Toward the end of the new stage show “The Ballad of Johnny and June,” John Carter Cash cautiously approaches his mother, June Carter Cash, to discuss a treatment center for drug and alcohol rehabilitation. But not for the sake of his father, Johnny Cash, whose substance abuse issues were widely known and well documented.
“You know it’s a family disease,” he explains to her. “I think you need to look at your own relationship with pills.”
“During our first performance, I thought, ‘Oh my God, what if they don’t believe it’s true because they’ve never heard of it before?’” Patti Murin, who plays June, said of the scene. “They might even think we’re trying to exaggerate something for the sake of the story, or to give June more part of the narrative or whatnot.”

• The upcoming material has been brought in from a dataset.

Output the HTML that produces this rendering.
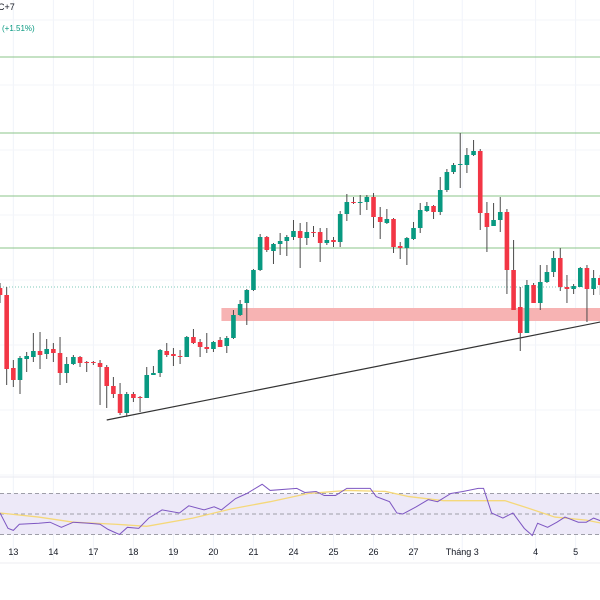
<!DOCTYPE html>
<html><head><meta charset="utf-8"><style>
html,body{margin:0;padding:0;background:#fff;}
svg{display:block;font-family:"Liberation Sans","Noto Sans CJK JP",sans-serif;}
</style></head><body>
<svg id="chart" width="600" height="600" viewBox="0 0 600 600" xmlns="http://www.w3.org/2000/svg">
<rect width="600" height="600" fill="#fff"/>
<g id="grid"></g>
<g id="levels"></g>
<g id="candles"></g>
<g id="rsi"></g>
<g id="axis"></g>
<text x="-2" y="10" font-size="9" fill="#131722">C+7</text>
<text x="2" y="31" font-size="8" fill="#089981">(+1.51%)</text>
</svg>
<script>
const opens  = [712,705,632,620,641,643,649,646,651,647,627,636,643,638,638,637,633,614,606,587,606,603,602,625,627,649,646,644,643,663,658,653,651,660,654,662,685,697,710,730,763,749,756,759,763,769,762,768,768,757,760,758,786,798,797,798,803,783,777,781,754,752,761,772,789,794,788,810,828,835,835,845,849,787,774,780,788,730,693,667,715,697,718,728,742,713,711,713,732,711,722];
const highs  = [717,713,640,644,648,667,668,661,657,663,643,645,644,639,639,640,635,623,617,608,608,604,633,634,651,657,652,650,664,671,661,667,659,663,664,690,700,711,731,766,764,757,767,765,780,777,778,774,772,772,763,789,806,803,805,805,807,793,791,782,758,763,778,797,798,795,823,831,837,867,852,860,851,798,797,803,791,760,713,720,717,735,735,749,752,725,716,733,735,730,725];
const lows   = [697,615,613,606,628,638,631,641,638,615,617,635,633,628,635,595,592,602,585,583,598,588,602,625,623,643,634,636,643,656,643,647,648,653,647,661,684,675,709,729,748,736,745,744,760,732,755,763,738,755,753,753,779,796,785,790,772,761,776,747,741,735,760,767,788,781,785,808,826,812,827,844,770,748,774,768,706,690,649,667,697,690,717,723,709,697,706,713,678,705,705];
const closes = [705,631,620,642,644,649,645,651,647,627,636,643,637,637,637,633,614,606,587,606,602,602,625,627,650,645,644,643,663,657,653,651,658,653,662,685,696,710,730,763,750,756,759,763,769,762,768,767,757,760,758,786,798,797,798,803,783,778,781,753,752,762,772,790,794,788,810,828,835,836,845,849,787,773,780,788,730,690,667,715,697,718,728,742,713,711,714,732,711,722,715];
const levelPrices = [943,867,804,752];
const dottedLevel = [713];
const zoneBand = [692,679];
const zoneStartIdx = [33.2];
const trendStart = [16, 580];
const trendEnd = [90, 678];
const dateLabels = ["13","14","17","18","19","20","21","24","25","26","27","Tháng 3","4","5"];
const dateIdx = [2,8,14,20,26,32,38,44,50,56,62,69.3,80.3,86.3];
const rsiT = [0,1.2,2,2.9,5.8,7.5,9.2,11,13.3,15,16.2,17.9,19.1,20.8,22.3,24.3,26.9,28.3,30.6,32.1,33.2,35.3,37,39.3,40.5,44.5,45.7,47.4,48.6,50.3,52,55.5,56.4,58.4,59.5,60.4,62.4,64.2,65.6,67.6,69.4,71.7,72.5,73.7,75.4,76.9,78.6,79.8,80.6,82.1,83.5,84.7,86.7,87.9,89,90.2];
const rsiV = [51,36,34,40,41,42,37,42,41,40,35,30,37,36,46,54,51,58,54,57,54,65,70,79,73,75,71,72,68,68,75,75,67,62,51,50,57,64,62,70,72,75,75,51,46,51,36,29,41,37,42,47,42,42,46,43];
const maT = [0,5.8,11,17.3,22,28.9,34.7,40.5,46.2,52,57.8,61.3,66.5,69.4,75.7,78.6,83.2,87.9,90.2];
const maV = [51,47,42,40,38,46,55,62,70,73,72,67,63,63,63,57,47,44,41];

const svgNS = "http://www.w3.org/2000/svg";
const step = 6.67;
const xScale = i => i * step;
const yScale = p => (1000 - p);
const rsiY = v => 514 - (v - 50) * 1.025;
function mk(tag, attrs, parent) {
  const e = document.createElementNS(svgNS, tag);
  for (const k in attrs) e.setAttribute(k, attrs[k]);
  parent.appendChild(e);
  return e;
}
const grid = document.getElementById('grid');
dateIdx.forEach((d, i) => {
  const l = mk('line', {x1: xScale(d), x2: xScale(d), y1: 0, y2: 560, stroke: '#f0f3fa', 'stroke-width': 1}, grid);
  
  
});
[20, 85, 150, 215, 280, 345, 410, 475].forEach(y => {
  const l = mk('line', {x1: 0, x2: 600, y1: y, y2: y, stroke: '#f3f5fa', 'stroke-width': 1}, grid);
  
  
});
const lv = document.getElementById('levels');
levelPrices.forEach(p => {
  const l = mk('line', {x1: 0, x2: 600, y1: yScale(p), y2: yScale(p), stroke: '#8bc48a', 'stroke-width': 1}, lv);
  
  
});
dottedLevel.forEach(p => {
  const l = mk('line', {x1: 0, x2: 600, y1: yScale(p), y2: yScale(p), stroke: '#7fc9b8', 'stroke-width': 1, 'stroke-dasharray': '1 2'}, lv);
  
  
});
const zone = mk('rect', {x: xScale(zoneStartIdx[0]), y: yScale(zoneBand[0]), width: 600 - xScale(zoneStartIdx[0]), height: yScale(zoneBand[1]) - yScale(zoneBand[0]), fill: '#f7b3b3'}, lv);


const tl = mk('line', {x1: xScale(trendStart[0]), y1: yScale(trendStart[1]), x2: xScale(trendEnd[0]), y2: yScale(trendEnd[1]), stroke: '#333', 'stroke-width': 1.2}, lv);



const cg = document.getElementById('candles');
opens.forEach((o, i) => {
  const c = closes[i], up = c >= o;
  const col = up ? '#089981' : '#f23645';
  const x = xScale(i);
  const g = mk('g', {}, cg);
  
  
  mk('line', {x1: x, x2: x, y1: yScale(highs[i]), y2: yScale(lows[i]), stroke: '#4a4a4a', 'stroke-width': 1}, g);
  const top = yScale(Math.max(o, c)), bot = yScale(Math.min(o, c));
  mk('rect', {x: x - 2.3, y: top, width: 4.6, height: Math.max(1, bot - top), fill: col}, g);
});

const rg = document.getElementById('rsi');
const sep = mk('line', {x1: 0, x2: 600, y1: 477, y2: 477, stroke: '#e8eaf0', 'stroke-width': 1}, rg);


const band = mk('rect', {x: 0, y: rsiY(70), width: 600, height: rsiY(30) - rsiY(70), fill: '#ede9f8'}, rg);


[70, 50, 30].forEach(v => {
  const l = mk('line', {x1: 0, x2: 600, y1: rsiY(v), y2: rsiY(v), stroke: '#9e9ea8', 'stroke-width': 1, 'stroke-dasharray': '4 3'}, rg);
  
  
});
const ma = mk('polyline', {points: maT.map((t, i) => xScale(t) + ',' + rsiY(maV[i])).join(' '), fill: 'none', stroke: '#f5d87a', 'stroke-width': 1.3}, rg);


const rl = mk('polyline', {points: rsiT.map((t, i) => xScale(t) + ',' + rsiY(rsiV[i])).join(' '), fill: 'none', stroke: '#7e57c2', 'stroke-width': 1}, rg);



const ax = document.getElementById('axis');
const axl = mk('line', {x1: 0, x2: 600, y1: 563, y2: 563, stroke: '#eceef2', 'stroke-width': 1}, ax);


dateLabels.forEach((t, i) => {
  const e = mk('text', {x: xScale(dateIdx[i]), y: 555, 'font-size': 9, fill: '#131722', 'text-anchor': 'middle'}, ax);
  e.textContent = t;
  
  
});
</script>
</body></html>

But the show’s depiction is based in fact: John Carter Cash, who first revealed his mother’s substance abuse in his 2007 biography, “Anchored in Love: The Life and Legacy of June Carter Cash,” discussed the subject in detail with the musical’s creators during its six-plus years of development. And while “The Ballad of Johnny and June,” making its world premiere at the La Jolla Playhouse through July 7, charts the country music couple’s legendary love affair and re-creates duets like “Jackson” and “If I Were a Carpenter,” it centers addiction in a way few major musicals do.